A new report states fast rail connecting the regions to Melbourne will unlock more jobs and stimulate the economy during the long-term coronavirus recovery.
That's why councils across regional Victoria say a new tunnel from Sunshine to Southern Cross Station is the first step to provide massive benefits.
According to a detailed economic analysis, fast rail, with the tunnel, could bring a $189 billion boost to the state's economy in the long term.
The Stronger, Together alliance, which brought together councils and lobby groups from Ballarat, Geelong, Bendigo, Shepparton, and the Latrobe Valley, has long pushed for the new tunnel to be built as part of the Melbourne Airport Rail Tunnel project, which both state and federal governments have committed to.
Train capacity could soon be limited on existing lines, which would inhibit new faster trains to regional centres - the alliance argues the new tunnel would provide extra capacity to unlock the network.
In a detailed independent study by the National Institute of Economic and Industry Research, the long-term economic benefits from building the tunnel are clear - these include a 5 per cent increase in gross state product, a halving of the wage gap between regional and metropolitan Victorians, and massive congestion savings.
The institute used a broad model, using decades of data, to measure the potential economic outcomes to 2060 - instead of using a cost-benefit analysis, several variables were examined, including commuting distances, hours worked, and population change.
"The economy does not settle down from the disturbance caused by a major transport project (until) decades after project completion. NIEIR circumvents this problem by constructing a dynamic comparison which plays out over the several decades of a realistic planning horizon," the report states.
By investing in fast rail to the regions, according to the report, over time more people would move to regional cities, which would support the creation of more jobs, which would in turn attract more people - a "virtuous cycle".
"Thanks to the economies of agglomeration, productivity along the rail corridors increases rapidly compared to Base case (with no rail upgrades), with an increase after 30 years of around 15 per cent," the report states.
One of the authors from the institute, Dr Ian Manning, said the outlook for Ballarat with fast rail was "favourable" - the model estimated a 56-minute trip between Ballarat and Southern Cross Station.
"Ballarat results are actually right at the peak (of the report) - what's currently happening in Geelong already, can happen in Ballarat," he said.
"Ballarat is already an urban centre of consequence - you've got the basic infrastructure, a lively community that brings people together in quite often creative ways, what that means is that Ballarat is there, ready to go, if we get the economies of scale and agglomeration."
Agglomeration is a key word throughout the report - the increases in productivity (output per hour worked) when large populations are able to interact.

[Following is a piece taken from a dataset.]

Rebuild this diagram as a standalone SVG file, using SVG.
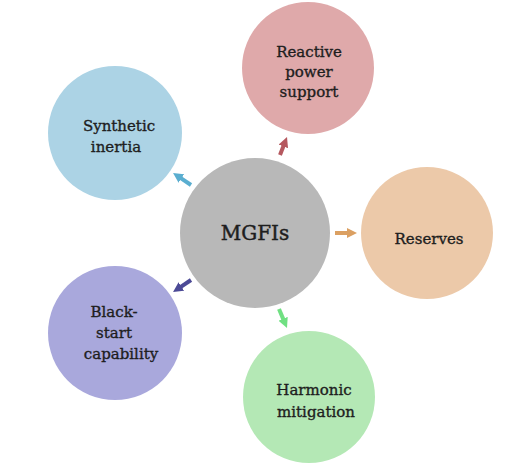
<svg xmlns="http://www.w3.org/2000/svg" width="531" height="470" viewBox="0 0 531 470">
<style>
.lbl{font-family:"DejaVu Serif","Liberation Serif",serif;font-size:15px;fill:#1e1e1e;stroke:#1e1e1e;stroke-width:0.35;text-anchor:middle}
.big{font-size:20px;stroke-width:0.45}
.ar{stroke-width:4;fill:none}
</style>
<defs>
<marker id="mr" viewBox="0 0 10 10" refX="2" refY="5" markerWidth="10" markerHeight="11" markerUnits="userSpaceOnUse" orient="auto"><path d="M0,0 L10,5 L0,10 z" fill="#b5585f"/></marker>
<marker id="mb" viewBox="0 0 10 10" refX="2" refY="5" markerWidth="10" markerHeight="11" markerUnits="userSpaceOnUse" orient="auto"><path d="M0,0 L10,5 L0,10 z" fill="#5aaed0"/></marker>
<marker id="mo" viewBox="0 0 10 10" refX="2" refY="5" markerWidth="10" markerHeight="11" markerUnits="userSpaceOnUse" orient="auto"><path d="M0,0 L10,5 L0,10 z" fill="#dba062"/></marker>
<marker id="mp" viewBox="0 0 10 10" refX="2" refY="5" markerWidth="10" markerHeight="11" markerUnits="userSpaceOnUse" orient="auto"><path d="M0,0 L10,5 L0,10 z" fill="#4c4a96"/></marker>
<marker id="mg" viewBox="0 0 10 10" refX="2" refY="5" markerWidth="10" markerHeight="11" markerUnits="userSpaceOnUse" orient="auto"><path d="M0,0 L10,5 L0,10 z" fill="#70e082"/></marker>
</defs>
<rect width="531" height="470" fill="#ffffff"/>
<g id="center">
<circle cx="255" cy="233" r="75" fill="#b8b8b8"/>
<text class="lbl big" x="255" y="240">MGFIs</text>
</g>
<g id="reactive">
<circle cx="308" cy="68" r="66" fill="#dfa9aa"/>
<text class="lbl" x="309" y="57">Reactive</text>
<text class="lbl" x="309" y="77">power</text>
<text class="lbl" x="309" y="97">support</text>
</g>
<g id="synthetic">
<circle cx="115" cy="133" r="67" fill="#acd3e5"/>
<text class="lbl" x="119" y="131">Synthetic</text>
<text class="lbl" x="116" y="152">inertia</text>
</g>
<g id="reserves">
<circle cx="427" cy="233" r="66" fill="#ecc9a9"/>
<text class="lbl" x="429" y="244">Reserves</text>
</g>
<g id="blackstart">
<circle cx="115" cy="333" r="67" fill="#a9a8dc"/>
<text class="lbl" x="114" y="317">Black-</text>
<text class="lbl" x="114" y="338">start</text>
<text class="lbl" x="121" y="359">capability</text>
</g>
<g id="harmonic">
<circle cx="309" cy="397" r="66" fill="#b4e8b5"/>
<text class="lbl" x="314" y="395">Harmonic</text>
<text class="lbl" x="316" y="417">mitigation</text>
</g>
<g id="connectors">
<line class="ar" x1="280" y1="155" x2="284.1" y2="144.5" stroke="#b5585f" marker-end="url(#mr)"/>
<line class="ar" x1="191" y1="185" x2="179.7" y2="177.4" stroke="#5aaed0" marker-end="url(#mb)"/>
<line class="ar" x1="335" y1="233" x2="349" y2="233" stroke="#dba062" marker-end="url(#mo)"/>
<line class="ar" x1="191" y1="280" x2="179.7" y2="287.6" stroke="#4c4a96" marker-end="url(#mp)"/>
<line class="ar" x1="279" y1="309" x2="283.9" y2="320.6" stroke="#70e082" marker-end="url(#mg)"/>
</g>
</svg>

Dr Manning noted the coronavirus would change some variables - there are more people telecommuting, for example - but fast regional rail would still encourage more people, particularly knowledge workers, to leave metropolitan areas if they were able to work flexibly.
"There's a big experiment going on at the moment, and we haven't got the results," he said.
"I suspect that gathering in central places will continue to be important."
There would also be benefits for smaller towns that are within reach of major stations, as populations spread outward, as well as similar benefits for metropolitan areas as population pressures are relieved.
Dr Manning added non-train users would benefit as well from the agglomeration, new jobs, and other factors.
"The problem with the general assessment ... is that they tend to think the benefits are going to go to those who actually ride the train, or perhaps a few driving cars who face less congestion," he said.
"The problem is, when you take a longer term view, there's a lot of people who gain benefits from it who never go near the train."
The analysis estimates a 10-year construction phase, and a complete project - connecting Ballarat, Geelong, Bendigo, Shepparton and Traralgon with fast rail to Melbourne - in the 2030s.
According to the Committee for Ballarat's chief executive Michael Poulton, the report's conclusions, combined with the long-term construction jobs, make fast rail - and particularly a Melbourne Airport Rail Link tunnel, which would increase capacity out of the city - a winning prospect for the economy's slow recovery from the pandemic.
"(It's) a post-COVID recovery that has a bold long term vision, (that) can set Australia up for the next 30 years and beyond," he said in a statement.
"Such a vision can include significant infrastructure that will deliver economic and social prosperity in much the same ways that other key visions such as Medicare and superannuation delivered economic and social prosperity 30 years ago.
"The NIEIR report makes the overwhelming economic, social and environmental case for investment in the next generation of fast, high frequency and reliable regional rail."
Mr Poulton encouraged the state and federal governments to look to the long term and seize the opportunity presented by building a new tunnel, instead of using existing infrastructure.